Critiques Cinéma

JENNIFER’S BODY (Critique)

SYNOPSIS : Lycéenne dans une petite ville américaine, Jennifer est une beauté fatale à qui aucun garçon ne résiste. Cette bombe cache pourtant un petit secret : elle est possédée par un effroyable démon. Mangeuse d’hommes à tous les sens du terme, elle se transforme peu à peu en créature pâle, maladive et meurtrière… Needy, sa discrète amie d’enfance, va désespérément tenter de protéger les jeunes hommes de la ville, à commencer par son petit ami Chip…

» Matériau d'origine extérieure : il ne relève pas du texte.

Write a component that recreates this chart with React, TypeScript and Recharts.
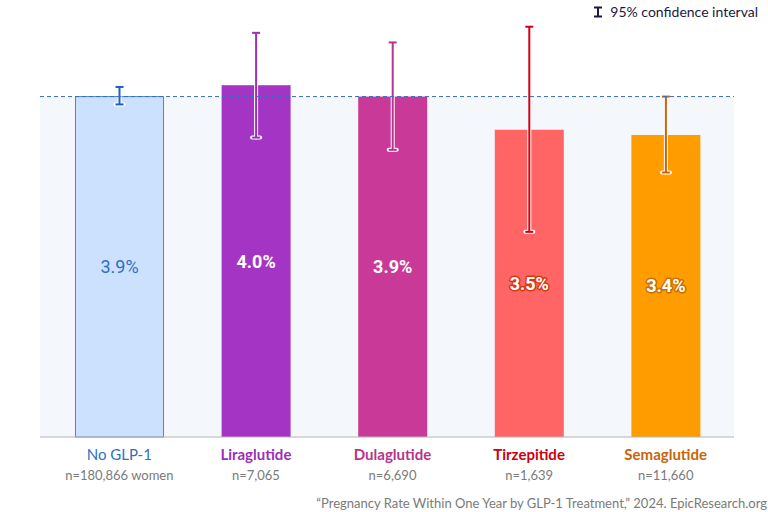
import { BarChart, Bar, XAxis, YAxis, ReferenceLine, CartesianGrid, LabelList } from "recharts";

const treatments = ["No GLP-1", "Liraglutide", "Dulaglutide", "Tirzepitide", "Semaglutide"];
const sampleSizes = ["n=180,866 women", "n=7,065", "n=6,690", "n=1,639", "n=11,660"];
const rates = [3.9, 4.03, 3.9, 3.52, 3.46];
const rateLabels = ["3.9%", "4.0%", "3.9%", "3.5%", "3.4%"];
const ciLow = [3.81, 3.43, 3.29, 2.35, 3.03];
const ciHigh = [4.01, 4.63, 4.52, 4.7, 3.9];
const baselineRate = 3.9;

const barFill = ["#cce1fd", "#a435c4", "#c93a98", "#ff6565", "#ff9c00"];
const errColor = ["#1f5fc4", "#9a30b8", "#b8338a", "#d20012", "#c8650a"];
const nameColor = ["#2f6fc4", "#9a30b8", "#b8338a", "#cc0010", "#c8650a"];
const labelFill = ["#2f6fc4", "#ffffff", "#ffffff", "#ffffff", "#ffffff"];
const labelHalo = ["none", "none", "none", "#d8380e", "#c87000"];

const data = treatments.map((name, i) => ({
  name,
  n: sampleSizes[i],
  rate: rates[i],
  label: rateLabels[i],
  low: ciLow[i],
  high: ciHigh[i],
  idx: i,
}));

function BarWithError(props: any) {
  const { x, y, width, height, payload } = props;
  const i = payload.idx;
  const base = y + height;
  const perUnit = height / payload.rate;
  const yLow = base - payload.low * perUnit;
  const yHigh = base - payload.high * perUnit;
  const cx = x + width / 2;
  const w = i === 0 ? 88 : width;
  const c = errColor[i];
  return (
    <g>
      <rect
        x={cx - w / 2}
        y={y}
        width={w}
        height={height}
        fill={barFill[i]}
        stroke={i === 0 ? "#4a86d8" : "none"}
        strokeWidth={1}
      />
      <g stroke="#ffffff" strokeWidth={4} strokeLinecap="round">
        <line x1={cx} x2={cx} y1={yHigh} y2={yLow} />
        <line x1={cx - 4} x2={cx + 4} y1={yHigh} y2={yHigh} />
        <line x1={cx - 4} x2={cx + 4} y1={yLow} y2={yLow} />
      </g>
      <g stroke={c} strokeWidth={2}>
        <line x1={cx} x2={cx} y1={yHigh} y2={yLow} />
        <line x1={cx - 4} x2={cx + 4} y1={yHigh} y2={yHigh} />
        <line x1={cx - 4} x2={cx + 4} y1={yLow} y2={yLow} />
      </g>
    </g>
  );
}

function ValueLabel(props: any) {
  const { x, y, width, height, value, index } = props;
  return (
    <text
      x={x + width / 2}
      y={y + height / 2}
      textAnchor="middle"
      dominantBaseline="central"
      fontFamily="Roboto, sans-serif"
      fontSize={18}
      fontWeight={index === 0 ? 400 : 700}
      fill={labelFill[index]}
      stroke={labelHalo[index]}
      strokeWidth={labelHalo[index] === "none" ? 0 : 3}
      strokeLinejoin="round"
      paintOrder="stroke"
    >
      {value}
    </text>
  );
}

function TreatmentTick(props: any) {
  const { x, y, payload, index } = props;
  return (
    <g transform={`translate(${x},${y})`}>
      <text
        y={15}
        textAnchor="middle"
        fontFamily="Lato, sans-serif"
        fontSize={15}
        fontWeight={index === 0 ? 400 : 700}
        fill={nameColor[index]}
      >
        {payload.value}
      </text>
      <text y={35} textAnchor="middle" fontFamily="Lato, sans-serif" fontSize={13} fill="#7a7a7a">
        {sampleSizes[index]}
      </text>
    </g>
  );
}

export default function App() {
  return (
    <div style={{ position: "absolute", left: 0, top: 0, width: 768, height: 512, background: "#fff" }}>
      <BarChart
        width={768}
        height={512}
        data={data}
        margin={{ top: 18, right: 34, left: 40, bottom: 0 }}
        barSize={69}
      >
        <CartesianGrid
          vertical={false}
          stroke="none"
          horizontalFill={["transparent", "#f4f8fd"]}
          fillOpacity={1}
        />
        <XAxis
          dataKey="name"
          tick={<TreatmentTick />}
          tickLine={false}
          axisLine={{ stroke: "#b4b4b4" }}
          interval={0}
          padding={{ left: 11, right: 0 }}
          height={75}
        />
        <YAxis hide domain={[0, 4.8]} ticks={[0, baselineRate]} />
        <ReferenceLine y={baselineRate} stroke="#3a6cc0" strokeDasharray="4 3" strokeWidth={1} />
        <Bar dataKey="rate" shape={<BarWithError />} isAnimationActive={false}>
          <LabelList dataKey="label" content={<ValueLabel />} />
        </Bar>
      </BarChart>
      <div
        style={{
          position: "absolute",
          right: 10,
          top: 3,
          fontFamily: "Lato, sans-serif",
          fontSize: 14,
          color: "#1a1a40",
          display: "flex",
          alignItems: "center",
          gap: 7,
        }}
      >
        <svg width={10} height={12}>
          <g stroke="#1a1a40" strokeWidth={2}>
            <line x1={5} x2={5} y1={1} y2={11} />
            <line x1={1} x2={9} y1={1.5} y2={1.5} />
            <line x1={1} x2={9} y1={10.5} y2={10.5} />
          </g>
        </svg>
        <span>95% confidence interval</span>
      </div>
      <div
        style={{
          position: "absolute",
          right: 1,
          top: 495,
          fontFamily: "Lato, sans-serif",
          fontSize: 13,
          color: "#7a7a7a",
          whiteSpace: "nowrap",
        }}
      >
        “Pregnancy Rate Within One Year by GLP-1 Treatment,” 2024. EpicResearch.org
      </div>
    </div>
  );
}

Il y a les films qui connaissent un succès immédiat, salués dès leur sortie par la critique comme par le public, ces réussites évidentes qui gagnent directement l’épreuve du temps. Et parfois, derrière des accueils critiques bien plus tièdes, certaines œuvres se voient revitalisées par leurs générations – ou par la suivante. C’est le cas de l’étrange Jennifer’s Body, moyennement reçu à sa sortie, puis devenu avec le temps et avec la passion de ses fans de la première heure un classique total du récit horrifique féministe moderne. Cela fait beaucoup de mots déjà, donc laissons plutôt parler le sang. Signé par la scénariste Diablo Cody (la plume affutée derrière Juno, Tully ou plus récemment Lisa Frankenstein) et mis en scène par la réalisatrice Karyn Kusama (à deux, elles ont probablement les noms les plus rocks possibles pour monter un tel film), Jennifer’s Body pose ses malédictions dans la structure du teen movie américain des années 90-2000 – avant de twister les codes au grès de sa super-héroïne éponyme. Megan Fox (à ce moment-là, elle est particulièrement connue pour ses rôles chez Michael Bay dans sa saga Transformers, films dans lesquels son physique est plus mis en avant que l’écriture de son personnage) incarne Jennifer, une lycéenne du Minesotta à la beauté évidente, qui croise le chemin d’un groupe de rock de passage… Après avoir passé la nuit en leur compagnie (le film révèle dans le dernier acte ce qu’il s’y est vraiment passé), Jennifer refait surface dans la maison de sa meilleure amie Needy (une jeune blonde introvertie à lunettes incarnée par Amanda Seyfried) et témoigne d’une attitude particulièrement étrange. Needy découvre vite que Jennifer est possédée par un démon qui la pousse à s’en prendre aux garçons du lycée, et tente alors de trouver un moyen d’arrêter le massacre pour de bon…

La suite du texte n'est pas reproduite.